The term “negationist” does not simply indicate error. It marks a prohibition. The issue is no longer whether a claim is valid, but whether it should be uttered at all. A line has been drawn—not between truth and falsehood, but between what may and may not be questioned.

Reality is no longer open to interrogation. It is protected.

Reality as Imperative

This protection takes the form of obligation. Baudrillard writes that “all that remains is a duty of reality, a duty of truth” (2005, p. 18). The real no longer imposes itself; it must be upheld.

What was once descriptive becomes prescriptive. Reality is not simply what is, it is what must be affirmed. Doubt loses its function. Suspicion becomes suspect.

This shift corresponds to the expansion Baudrillard calls Integral Reality: a world in which everything is realized, visible, and operational.

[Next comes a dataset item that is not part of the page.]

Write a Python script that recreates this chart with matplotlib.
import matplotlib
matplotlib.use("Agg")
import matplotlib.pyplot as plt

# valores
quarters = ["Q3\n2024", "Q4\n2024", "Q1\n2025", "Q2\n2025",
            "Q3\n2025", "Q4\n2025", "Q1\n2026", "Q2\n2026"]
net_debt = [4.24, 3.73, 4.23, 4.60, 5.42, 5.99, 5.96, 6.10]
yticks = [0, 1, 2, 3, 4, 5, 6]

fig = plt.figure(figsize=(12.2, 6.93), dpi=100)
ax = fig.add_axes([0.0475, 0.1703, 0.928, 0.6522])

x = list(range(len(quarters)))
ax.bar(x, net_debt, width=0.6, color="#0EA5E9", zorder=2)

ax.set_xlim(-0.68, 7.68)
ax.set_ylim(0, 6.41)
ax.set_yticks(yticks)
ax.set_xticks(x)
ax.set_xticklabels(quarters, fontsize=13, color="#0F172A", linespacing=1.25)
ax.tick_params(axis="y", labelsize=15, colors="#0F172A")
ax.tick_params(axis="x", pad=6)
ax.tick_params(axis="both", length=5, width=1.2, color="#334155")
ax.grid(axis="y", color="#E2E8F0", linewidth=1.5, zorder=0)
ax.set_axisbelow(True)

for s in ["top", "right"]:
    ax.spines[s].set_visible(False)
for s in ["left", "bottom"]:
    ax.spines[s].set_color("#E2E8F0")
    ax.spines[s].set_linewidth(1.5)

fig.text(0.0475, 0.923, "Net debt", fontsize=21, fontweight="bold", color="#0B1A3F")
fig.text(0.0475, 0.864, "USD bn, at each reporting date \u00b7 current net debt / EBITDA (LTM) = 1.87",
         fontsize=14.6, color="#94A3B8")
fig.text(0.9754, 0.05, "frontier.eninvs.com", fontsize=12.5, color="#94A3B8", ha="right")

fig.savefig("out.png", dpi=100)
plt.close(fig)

Yet the more reality is produced, the less secure it becomes. Its authority no longer rests on evidence, but on enforcement.

The real must now be defended precisely because it no longer convinces.

The Collapse of Distance

At this point, a decisive confusion appears. To analyze simulation is to be accused of simulating. To speak of virtual war is to be taken as indifferent to suffering. The distinction between describing and endorsing disappears.

This confusion reveals something deeper: the loss of distance between discourse and its object. Analysis is no longer external to what it describes. It is absorbed into it.

As a result, certain statements become impossible. Not because they are false, but because they violate the demand to affirm reality. Only those positions that reinforce the obviousness of the real remain acceptable.

Everything can be said—except what questions reality itself.

A Thought Without Outside

Baudrillard does not speak from outside this system. There is no such position. Integral Reality absorbs everything, including critique.

This is why his work is not simply rejected, but distorted. It circulates, yet rarely on its own terms. It is reduced, moralized, or misunderstood. A familiar example is The Matrix, which popularized simulation while preserving the idea of a hidden “real world.” Baudrillard’s point is more unsettling: not that reality is concealed, but that its status has become unstable.

His thought remains within the system, but resists assimilation. It exposes a mechanism that integrates and neutralizes what challenges it.

Heresy Without Outside

The figure that best captures this position is not the critic, but the heretic. The heretic does not stand outside belief; he questions its foundation from within.

In Integral Reality, the ultimate prohibition is precisely this: questioning the principle of reality itself. To suggest that the real is produced, saturated, or unstable is to undermine the ground on which everything rests. Such a gesture cannot be received as critique. It appears as a violation.

A system that claims total transparency cannot tolerate the idea that reality itself is uncertain.

Conclusion — The Last Forbidden Gesture

Baudrillard forces a reconsideration of what counts as radical thought. Opposition is no longer the limit. Critique is easily absorbed. The system can accommodate disagreement, dissent, even transgression—so long as reality itself remains intact.

What it cannot tolerate is something simpler and more destabilizing: the question of reality.

The most radical gesture today is no longer to oppose the real, but to question it. And because this gesture has no outside from which to speak, it appears not as critique, but as heresy.

References

Baudrillard, J. (2005). The intelligence of evil or the lucidity pact (C. Turner, Trans.). Berg.